Dataset section:
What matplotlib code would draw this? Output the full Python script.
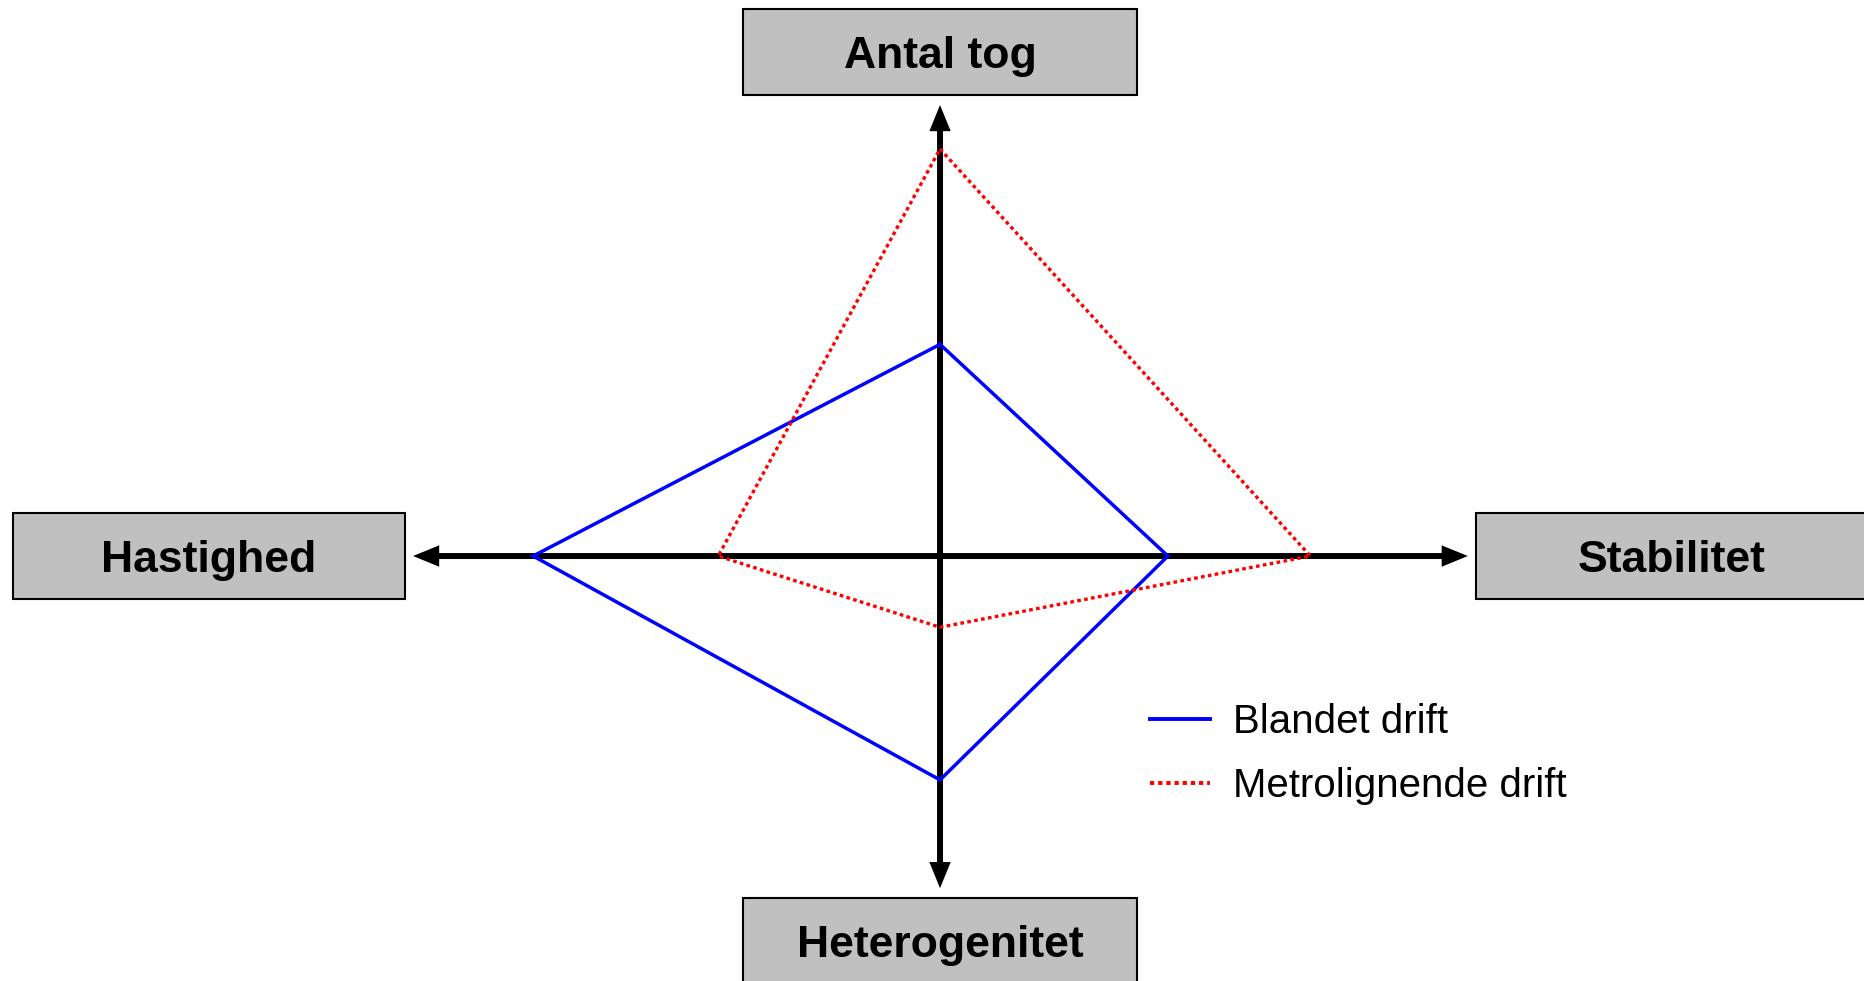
import matplotlib
matplotlib.use("Agg")
import matplotlib.pyplot as plt
from matplotlib.patches import Rectangle
from matplotlib.lines import Line2D

plt.rcParams['font.family'] = ['Liberation Sans', 'DejaVu Sans']

# Axes order: top, right, bottom, left
axis_names = ['Antal tog', 'Stabilitet', 'Heterogenitet', 'Hastighed']
directions = [(0, 1), (1, 0), (0, -1), (-1, 0)]

# values (same arbitrary scale on all four axes)
blandet = [5.2, 5.6, 5.5, 10.0]
metro = [10.0, 9.1, 1.75, 5.45]
series_names = ['Blandet drift', 'Metrolignende drift']

# arrow lengths of the axes
arrow_len = [11.08, 12.97, 8.16, 12.95]

fig = plt.figure(figsize=(18.65, 9.81), dpi=100)
ax = fig.add_axes([0, 0, 1, 1])
ax.set_xlim(-23.1, 22.73)
ax.set_ylim(-10.44, 13.66)
ax.axis('off')

# axes with arrows
for (dx, dy), L in zip(directions, arrow_len):
    ax.annotate('', xy=(dx * L, dy * L), xytext=(0, 0),
                arrowprops=dict(arrowstyle='-|>,head_length=1.1,head_width=0.45',
                                lw=4.3, color='black', shrinkA=0, shrinkB=0,
                                joinstyle='miter', capstyle='butt'))


def polygon(vals):
    xs = [d[0] * v for d, v in zip(directions, vals)]
    ys = [d[1] * v for d, v in zip(directions, vals)]
    return xs + xs[:1], ys + ys[:1]


bx, by = polygon(blandet)
ax.plot(bx, by, color='#0000FF', lw=2.5, solid_joinstyle='miter', zorder=3)
mx, my = polygon(metro)
ax.plot(mx, my, color='#FF0000', lw=2.4, linestyle=(0, (1.1, 1.0)), zorder=3)

# label boxes (left, top, width, height)
boxes = [(-4.84, 13.44, 9.68, 2.11), (13.17, 1.055, 9.63, 2.11),
         (-4.84, -8.40, 9.68, 2.11), (-22.78, 1.055, 9.63, 2.11)]
for name, (x0, top, w, h) in zip(axis_names, boxes):
    ax.add_patch(Rectangle((x0, top - h), w, h, facecolor='#C0C0C0',
                           edgecolor='black', lw=1.5, zorder=4))
    # baseline sits about 1.45 units below the box top
    ax.text(x0 + w / 2, top - 1.45, name, ha='center', va='baseline',
            fontsize=32, fontweight='bold', zorder=5)

# legend
handles = [Line2D([], [], color='#0000FF', lw=2.8),
           Line2D([], [], color='#FF0000', lw=2.8, linestyle=(0, (1.1, 1.0)))]
fig.legend(handles, series_names, loc='center left',
           bbox_to_anchor=(0.6165, 0.2315), frameon=False, fontsize=29,
           handlelength=1.5, handletextpad=0.56, labelspacing=0.65,
           borderpad=0, borderaxespad=0)

fig.savefig('out.png', dpi=100)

Aim: Copy each line in full and exactly, omitting any picture.

Response for this exercise:
What matplotlib code would draw this? Output the full Python script.
import matplotlib
matplotlib.use("Agg")
import matplotlib.pyplot as plt
from matplotlib.patches import Rectangle
from matplotlib.lines import Line2D

plt.rcParams['font.family'] = ['Liberation Sans', 'DejaVu Sans']

# Axes order: top, right, bottom, left
axis_names = ['Antal tog', 'Stabilitet', 'Heterogenitet', 'Hastighed']
directions = [(0, 1), (1, 0), (0, -1), (-1, 0)]

# values (same arbitrary scale on all four axes)
blandet = [5.2, 5.6, 5.5, 10.0]
metro = [10.0, 9.1, 1.75, 5.45]
series_names = ['Blandet drift', 'Metrolignende drift']

# arrow lengths of the axes
arrow_len = [11.08, 12.97, 8.16, 12.95]

fig = plt.figure(figsize=(18.65, 9.81), dpi=100)
ax = fig.add_axes([0, 0, 1, 1])
ax.set_xlim(-23.1, 22.73)
ax.set_ylim(-10.44, 13.66)
ax.axis('off')

# axes with arrows
for (dx, dy), L in zip(directions, arrow_len):
    ax.annotate('', xy=(dx * L, dy * L), xytext=(0, 0),
                arrowprops=dict(arrowstyle='-|>,head_length=1.1,head_width=0.45',
                                lw=4.3, color='black', shrinkA=0, shrinkB=0,
                                joinstyle='miter', capstyle='butt'))


def polygon(vals):
    xs = [d[0] * v for d, v in zip(directions, vals)]
    ys = [d[1] * v for d, v in zip(directions, vals)]
    return xs + xs[:1], ys + ys[:1]


bx, by = polygon(blandet)
ax.plot(bx, by, color='#0000FF', lw=2.5, solid_joinstyle='miter', zorder=3)
mx, my = polygon(metro)
ax.plot(mx, my, color='#FF0000', lw=2.4, linestyle=(0, (1.1, 1.0)), zorder=3)

# label boxes (left, top, width, height)
boxes = [(-4.84, 13.44, 9.68, 2.11), (13.17, 1.055, 9.63, 2.11),
         (-4.84, -8.40, 9.68, 2.11), (-22.78, 1.055, 9.63, 2.11)]
for name, (x0, top, w, h) in zip(axis_names, boxes):
    ax.add_patch(Rectangle((x0, top - h), w, h, facecolor='#C0C0C0',
                           edgecolor='black', lw=1.5, zorder=4))
    # baseline sits about 1.45 units below the box top
    ax.text(x0 + w / 2, top - 1.45, name, ha='center', va='baseline',
            fontsize=32, fontweight='bold', zorder=5)

# legend
handles = [Line2D([], [], color='#0000FF', lw=2.8),
           Line2D([], [], color='#FF0000', lw=2.8, linestyle=(0, (1.1, 1.0)))]
fig.legend(handles, series_names, loc='center left',
           bbox_to_anchor=(0.6165, 0.2315), frameon=False, fontsize=29,
           handlelength=1.5, handletextpad=0.56, labelspacing=0.65,
           borderpad=0, borderaxespad=0)

fig.savefig('out.png', dpi=100)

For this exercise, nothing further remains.